Negotiation is the art of working between hope and hostility. It demands clarity at the moment when clarity becomes unwelcome, and it requires patience in a world conditioned to urgency. The recent agitation surrounding Mr. Witkoff follows an old rhythm. As soon as talks move close to the real fault line of a conflict, the negotiator becomes the battleground. Every gesture is scrutinised, every silence misread, every effort judged. Those who try to reconnect broken lines suddenly carry the weight of expectations they never created.


History has rarely been kind to intermediaries. In every conflict there are people who benefit from confusion, who cultivate delay, who find advantage in the slow rise of tension. Some revive old grievances to keep new ones alive. Others remain on the margins, claiming neutrality while quietly feeding division. These forces appear with the same intensity in family enterprises. When a family fractures, alliances shift, whispers multiply, and a few individuals turn uncertainty into influence. Meanwhile, those charged with restoring unity find themselves exposed, their intentions doubted by the very people they are trying to protect.


This reveals a constant paradox. Those who avoid responsibility remain untouched. The bystander speaks with confidence untested by consequence. Only those who step forward absorb the crossfire. Yet authentic negotiation cannot depend on the noise that surrounds it. It requires calm observation, measured judgement, and a steady hand even when the environment becomes hostile.

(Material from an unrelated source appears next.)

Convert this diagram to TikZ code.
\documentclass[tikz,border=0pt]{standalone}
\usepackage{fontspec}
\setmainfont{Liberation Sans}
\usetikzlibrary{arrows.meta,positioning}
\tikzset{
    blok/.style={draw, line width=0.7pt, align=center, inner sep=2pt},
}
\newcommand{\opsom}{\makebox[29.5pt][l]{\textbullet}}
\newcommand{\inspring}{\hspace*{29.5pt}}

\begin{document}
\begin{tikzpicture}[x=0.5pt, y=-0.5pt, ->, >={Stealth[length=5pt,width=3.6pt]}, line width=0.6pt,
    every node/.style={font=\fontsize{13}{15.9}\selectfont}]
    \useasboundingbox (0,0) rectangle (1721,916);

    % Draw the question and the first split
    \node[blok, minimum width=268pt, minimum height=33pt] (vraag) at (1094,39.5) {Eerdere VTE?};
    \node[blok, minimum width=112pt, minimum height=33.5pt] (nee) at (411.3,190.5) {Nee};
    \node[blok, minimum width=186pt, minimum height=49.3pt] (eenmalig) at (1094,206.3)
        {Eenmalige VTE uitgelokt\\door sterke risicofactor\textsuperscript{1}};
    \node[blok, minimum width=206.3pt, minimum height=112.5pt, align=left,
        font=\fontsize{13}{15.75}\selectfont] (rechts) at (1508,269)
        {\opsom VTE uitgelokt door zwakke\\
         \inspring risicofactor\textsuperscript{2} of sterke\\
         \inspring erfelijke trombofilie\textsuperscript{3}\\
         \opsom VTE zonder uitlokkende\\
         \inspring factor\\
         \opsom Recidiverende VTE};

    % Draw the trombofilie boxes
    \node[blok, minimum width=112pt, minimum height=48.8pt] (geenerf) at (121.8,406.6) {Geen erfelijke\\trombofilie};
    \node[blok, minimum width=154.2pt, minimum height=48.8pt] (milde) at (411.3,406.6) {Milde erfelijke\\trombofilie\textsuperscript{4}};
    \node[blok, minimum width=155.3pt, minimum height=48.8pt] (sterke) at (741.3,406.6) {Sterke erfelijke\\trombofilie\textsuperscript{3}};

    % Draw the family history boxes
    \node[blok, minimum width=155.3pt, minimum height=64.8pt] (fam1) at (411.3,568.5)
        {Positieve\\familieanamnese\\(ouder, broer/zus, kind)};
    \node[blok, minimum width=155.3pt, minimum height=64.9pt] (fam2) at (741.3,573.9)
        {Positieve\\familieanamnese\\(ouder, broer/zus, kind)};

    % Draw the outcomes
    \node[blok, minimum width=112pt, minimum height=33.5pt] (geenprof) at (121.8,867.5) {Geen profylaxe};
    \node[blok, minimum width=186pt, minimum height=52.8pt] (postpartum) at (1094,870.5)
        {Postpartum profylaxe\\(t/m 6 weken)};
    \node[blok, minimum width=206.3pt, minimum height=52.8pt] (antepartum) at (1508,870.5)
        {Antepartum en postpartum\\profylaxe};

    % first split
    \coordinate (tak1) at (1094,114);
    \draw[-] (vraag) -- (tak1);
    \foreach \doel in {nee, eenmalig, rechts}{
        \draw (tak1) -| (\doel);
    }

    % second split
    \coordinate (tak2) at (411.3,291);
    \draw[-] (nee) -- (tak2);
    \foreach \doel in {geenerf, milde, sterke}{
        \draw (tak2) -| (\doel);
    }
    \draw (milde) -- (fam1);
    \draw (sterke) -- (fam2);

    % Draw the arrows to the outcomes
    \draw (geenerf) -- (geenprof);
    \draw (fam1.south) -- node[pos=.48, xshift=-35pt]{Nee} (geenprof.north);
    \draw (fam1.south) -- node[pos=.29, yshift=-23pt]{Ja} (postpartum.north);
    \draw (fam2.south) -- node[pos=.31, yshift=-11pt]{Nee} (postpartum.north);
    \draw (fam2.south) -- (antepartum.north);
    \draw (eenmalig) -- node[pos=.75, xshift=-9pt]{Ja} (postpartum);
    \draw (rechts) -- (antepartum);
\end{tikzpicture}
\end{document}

In the end, negotiation rests on an inner stillness. Not withdrawal, but a focused determination to hold the centre when everything around it is unsettled. The people entrusted with difficult conversations must stand in that quiet space where noise loses its meaning and purpose becomes clear again. History does not remember the voices that shouted from the sidelines. It remembers those who stayed firm in the turbulence and continued their work with dignity while the world misread their silence.